LEDs Cut 500 Million Tons of CO2 From the Sky in 2017

 

The use of LEDs to illuminate buildings and outdoor spaces reduced the total carbon dioxide emissions of lighting by an estimated 570 million tons in 2017, according to IHS Markit. LED lighting uses an average of 40% less power than fluorescents, and 80% less than incandescents, to produce the same amount of light.

“The efficiency of LEDs is essentially what makes them environmentally friendly,” said Jamie Fox, principal analyst, lighting and LEDs group, IHS Markit. “Therefore, LED conversion is unlike other measures, which require people to reduce consumption or make lifestyle changes.”

LED component and lighting companies were responsible for reducing the global carbon footprint by an estimated 1.5% in 2017, and that number is likely to continue to grow as more LEDs are installed around the world.

Players in the LED Market

Based on an analysis of IHS Markit data, Nichia can claim credit for having saved the most carbon overall — accounting for 10% of all LED lighting reduction achieved in 2017, or 57 million tons of carbon dioxide.
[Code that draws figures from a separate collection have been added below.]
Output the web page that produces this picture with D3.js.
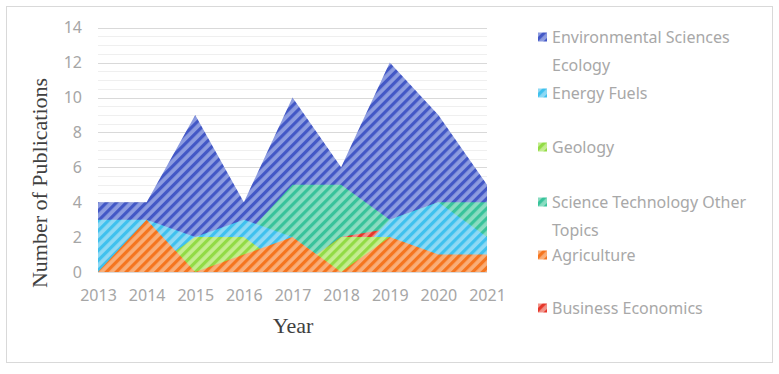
<!DOCTYPE html>
<html>
<head>
<meta charset="utf-8">
<script src="https://cdn.jsdelivr.net/npm/d3@7"></script>
<style>
  body { margin: 0; background: #fff; }
  text { font-family: "Noto Sans", sans-serif; }
</style>
</head>
<body>
<svg id="chart" width="779" height="374"></svg>
<script>
const years = [2013, 2014, 2015, 2016, 2017, 2018, 2019, 2020, 2021];

// values
const envSciences = [4, 4, 9, 4, 10, 6, 12, 9, 5];
const energyFuels = [3, 3, 2, 3, 2, 0, 3, 4, 2];
const geology = [0, 0, 2, 2, 0, 2, 2, 0, 0];
const sciTech = [2, 1, 1, 2, 5, 5, 3, 4, 4];
const agriculture = [0, 3, 0, 1, 2, 0, 2, 1, 1];
const business = [0, 0, 0, 0, 0, 2, 2.5, 0, 0];

const yTicks = [0, 2, 4, 6, 8, 10, 12, 14];

// legend order (as shown) and drawing order (back to front)
const series = [
  { key: "env", label: ["Environmental Sciences", "Ecology"], values: envSciences, dark: "#4358c6", light: "#8d9ce0" },
  { key: "energy", label: ["Energy Fuels"], values: energyFuels, dark: "#3fc1ee", light: "#8fd9f4" },
  { key: "geo", label: ["Geology"], values: geology, dark: "#92db45", light: "#c4ed90" },
  { key: "sci", label: ["Science Technology Other", "Topics"], values: sciTech, dark: "#38c39b", light: "#8adcc1" },
  { key: "agri", label: ["Agriculture"], values: agriculture, dark: "#f5751f", light: "#f9ae78" },
  { key: "bus", label: ["Business Economics"], values: business, dark: "#e6362a", light: "#f2948a" }
];
const drawOrder = ["env", "sci", "bus", "energy", "geo", "agri"];

const svg = d3.select("#chart");

// outer frame
svg.append("rect")
  .attr("x", 6.5).attr("y", 6.5)
  .attr("width", 766).attr("height", 356)
  .attr("fill", "#fff").attr("stroke", "#d9d9d9");

// stripe patterns
const defs = svg.append("defs");
series.forEach(s => {
  const p = defs.append("pattern")
    .attr("id", "pat-" + s.key)
    .attr("patternUnits", "userSpaceOnUse")
    .attr("width", 7).attr("height", 7)
    .attr("patternTransform", "rotate(45)");
  p.append("rect").attr("width", 7).attr("height", 7).attr("fill", s.light);
  p.append("rect").attr("width", 3.2).attr("height", 7).attr("fill", s.dark);
});

const x = d3.scalePoint().domain(years).range([98, 487]);
const y = d3.scaleLinear().domain([0, 14]).range([272, 27.7]);

// gridlines (minor then major)
const grid = svg.append("g");
grid.selectAll("line.minor")
  .data(y.ticks(35))
  .join("line")
  .attr("class", "minor")
  .attr("x1", 98).attr("x2", 487)
  .attr("y1", d => Math.round(y(d)) + 0.5).attr("y2", d => Math.round(y(d)) + 0.5)
  .attr("stroke", "#efefef");
grid.selectAll("line.major")
  .data(yTicks)
  .join("line")
  .attr("class", "major")
  .attr("x1", 98).attr("x2", 487)
  .attr("y1", d => Math.round(y(d)) + 0.5).attr("y2", d => Math.round(y(d)) + 0.5)
  .attr("stroke", "#d9d9d9");

// areas (overlapping, not stacked)
const area = d3.area()
  .x((d, i) => x(years[i]))
  .y0(y(0))
  .y1(d => y(d));

const areaG = svg.append("g");
drawOrder.forEach(k => {
  const s = series.find(d => d.key === k);
  areaG.append("path")
    .datum(s.values)
    .attr("d", area)
    .attr("fill", `url(#pat-${s.key})`);
});

// axes
const yAxisG = svg.append("g")
  .attr("transform", "translate(98,0)")
  .call(d3.axisLeft(y).tickValues(yTicks).tickSize(0).tickPadding(16));
const xAxisG = svg.append("g")
  .attr("transform", "translate(0,272)")
  .call(d3.axisBottom(x).tickSize(0).tickPadding(18));

[yAxisG, xAxisG].forEach(a => {
  a.select(".domain").remove();
  a.selectAll("text")
    .style("font-family", "'Noto Sans', sans-serif")
    .style("font-size", "16px")
    .attr("fill", "#a6a6a6");
});

// axis titles
svg.append("text")
  .attr("transform", "translate(47,183) rotate(-90)")
  .attr("text-anchor", "middle")
  .style("font-family", "'Liberation Serif', serif")
  .style("font-size", "22px")
  .attr("fill", "#404040")
  .text("Number of Publications");

svg.append("text")
  .attr("x", 293).attr("y", 333)
  .attr("text-anchor", "middle")
  .style("font-family", "'Liberation Serif', serif")
  .style("font-size", "22px")
  .attr("fill", "#404040")
  .text("Year");

// legend
const legendY = [37, 93, 147, 202, 255, 308];
const legend = svg.append("g");
series.forEach((s, i) => {
  const item = legend.append("g").attr("transform", `translate(538,${legendY[i]})`);
  item.append("rect")
    .attr("x", 0).attr("y", -4.5)
    .attr("width", 9).attr("height", 9)
    .attr("fill", `url(#pat-${s.key})`);
  const t = item.append("text")
    .attr("x", 14).attr("y", 0)
    .style("font-size", "16px")
    .attr("fill", "#a8a8a8");
  s.label.forEach((line, j) => {
    t.append("tspan").attr("x", 14).attr("dy", j === 0 ? "0.35em" : "1.75em").text(line);
  });
});
</script>
</body>
</html>
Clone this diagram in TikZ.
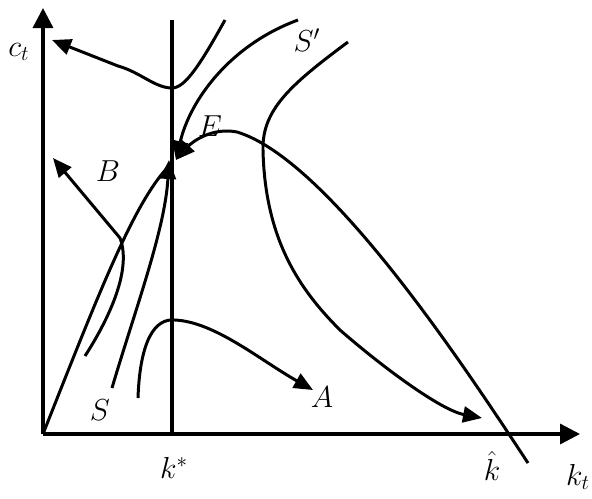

Cree followed Nichia with 8%, while Lumileds, Seoul Semiconductor, MLS, Samsung and LG Innotek each have a share in the range of 4% to 7%.

China has become a major market for LEDs. In November, it was announced that the China LED lighting market is forecast to go beyond $24 billion by the end of year 2024. Escalating urbanization, price cuts and local energy savings targets make the technology more tempting. Lighting items are vital to the advancement of the national economy and people’s livelihood. Apart from that, China’s lighting industry has been on the rise and the country has become a leading world lighting consumer and producer for the past 20 years.